Trump lawyer Rudy Giuliani, another famous collector of MEK payments, is also known for extolling the MEK as the "the vision for the future of Iran" and hollering that "the mullahs must go, the ayatollah must go, and they must be replaced by a democratic government which [MEK leader Maryam] Rajavi represents".
Twitter troll factory
Albanian Foreign Minister Ditmir Bushati speaks during a press conference in Berlin on 30 July 2018 (AFP)
Leaving aside the minor issue that no government can be democratic in Iran if the Iranian people don’t support it, the group’s documented traditions of imprisoning, torturing, and otherwise abusing members who veer from the MEK-dictated path would seem to indicate that democracy is not exactly the name of the game.
The MEK’s policy of mandatory celibacy also raises the question of what sort of “vision for the future” is logistically possible when people can’t, you know, reproduce.

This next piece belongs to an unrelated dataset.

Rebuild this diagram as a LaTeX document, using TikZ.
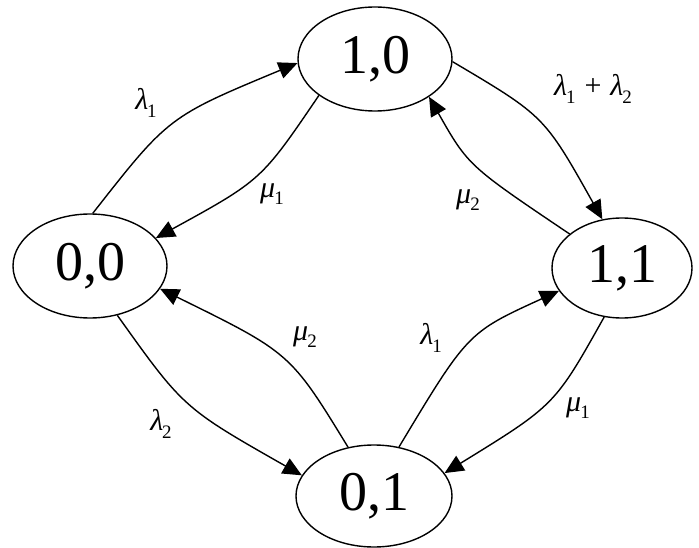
\documentclass[tikz,border=0pt]{standalone}
\usepackage{fontspec}
\setmainfont{Liberation Serif}
\usetikzlibrary{shapes.geometric,arrows.meta}
\newcommand{\gl}[2]{\textit{#1}\kern-1pt\raisebox{-0.25em}{\fontsize{19}{19}\selectfont #2}}
\tikzset{
  state/.style={ellipse, draw, line width=1.4pt, inner sep=0pt,
    font=\fontsize{56}{56}\selectfont},
  conn/.style={line width=1.4pt, -{Triangle[length=19pt,width=17pt]}},
  lab/.style={inner sep=0pt, font=\fontsize{30}{30}\selectfont}
}
\begin{document}
\begin{tikzpicture}[x=1pt,y=1pt]
\useasboundingbox (0,0) rectangle (699,-548);
\node[state, minimum width=154, minimum height=104] (n10) at (375,-59) {1,0};
\node[state, minimum width=154, minimum height=104] (n00) at (90,-266) {0,0};
\node[state, minimum width=140, minimum height=100] (n11) at (622,-268) {1,1};
\node[state, minimum width=156, minimum height=102] (n01) at (374,-496) {0,1};

\draw[conn] (n00.87) .. controls (168.5,-116.7) .. (n10.183);
\draw[conn] (n10.213) .. controls (261.3,-180.2) .. (n00.23);
\draw[conn] (n10.358) .. controls (544.3,-116) .. (n11.112);
\draw[conn] (n11.147) .. controls (468.2,-165.7) .. (n10.325);
\draw[conn] (n00.299) .. controls (183.5,-408) .. (n01.164.5);
\draw[conn] (n01.118.4) .. controls (290.3,-352.8) .. (n00.342);
\draw[conn] (n01.63.4) .. controls (467.8,-332.5) .. (n11.200.5);
\draw[conn] (n11.250) .. controls (554.8,-405.2) .. (n01.18.9);

\node[lab] (la) at (146,-103) {\gl{λ}{1}};
\node[lab] (lb) at (272,-194) {\gl{μ}{1}};
\node[lab] (lc) at (593,-89) {\gl{λ}{1}\hspace{9pt}+\hspace{9pt}\gl{λ}{2}};
\node[lab] (ld) at (468,-200) {\gl{μ}{2}};
\node[lab] (le) at (161,-424) {\gl{λ}{2}};
\node[lab] (lf) at (305,-337) {\gl{μ}{2}};
\node[lab] (lg) at (431,-338) {\gl{λ}{1}};
\node[lab] (lh) at (578,-408) {\gl{μ}{1}};
\end{tikzpicture}
\end{document}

An MEK defector interviewed by Hilsum in Albania told her of a certain routine, according to which members of the organisation were required to write down any remotely sexual thoughts that dared to enter their minds during the day - and to then publicly confess them to colleagues and commanders.
This same man confirmed his service in the camp as a “keyboard warrior”, posting fake content on Twitter to exaggerate Rajavi’s and the MEK’s popularity and power.
Later in September, the UK's Independent published its own investigation into the MEK - the “darling of Washington” that has “created a state within a state in Albania” - also addressing the group’s generally repressive nature and the existence in the camp of what amounts to a Twitter troll factory.
Al Jazeera, meanwhile, took an in-depth look at the expansive “troll farm” facility that has enabled the MEK to engage in “social media manipulation on an industrial scale”. Obviously, the wild proliferation of fake accounts committed to demonising the Iranian government serves not only to warp beyond recognition the reality on the ground in Iran, but also to ultimately justify whatever form of “democracy” the US feels should be violently installed there.
In typically professional fashion, the MEK accused Channel 4 and Al Jazeera of being "mullah-linked journos" operating undercover and conspiring with the Iranian regime to attack the "Iranian resistance group".
Not everyone, however, has been persona non grata at MEK headquarters; see, for example, a September article in the Washington Times in which one L Todd Wood - a former US military pilot-turned-Wall Street bond trader - gushes over his invitation to meet the "Iranian freedom fighters" at their current residence.
The MEK, he reports, "have given their lives for an idea: a free Iran. Each and every one of them spoke about their people, and how they wanted a better life for the Iranian population".
Funny, then, that out of all of the Iranians I've personally spoken to in Iran proper - even those who vehemently denounce the current government - I’ve never once heard the suggestion that life may somehow be better under a terrorist cult.
As the MEK's pernicious rhetoric gets endorsed and amplified by thousands of Twitter bots - in addition to US officials - the dissemination of truth has apparently become the jurisdiction of "Iranian agents" and "mullah-linked journos".
In that case, we're going to need all the Iranian agents we can get.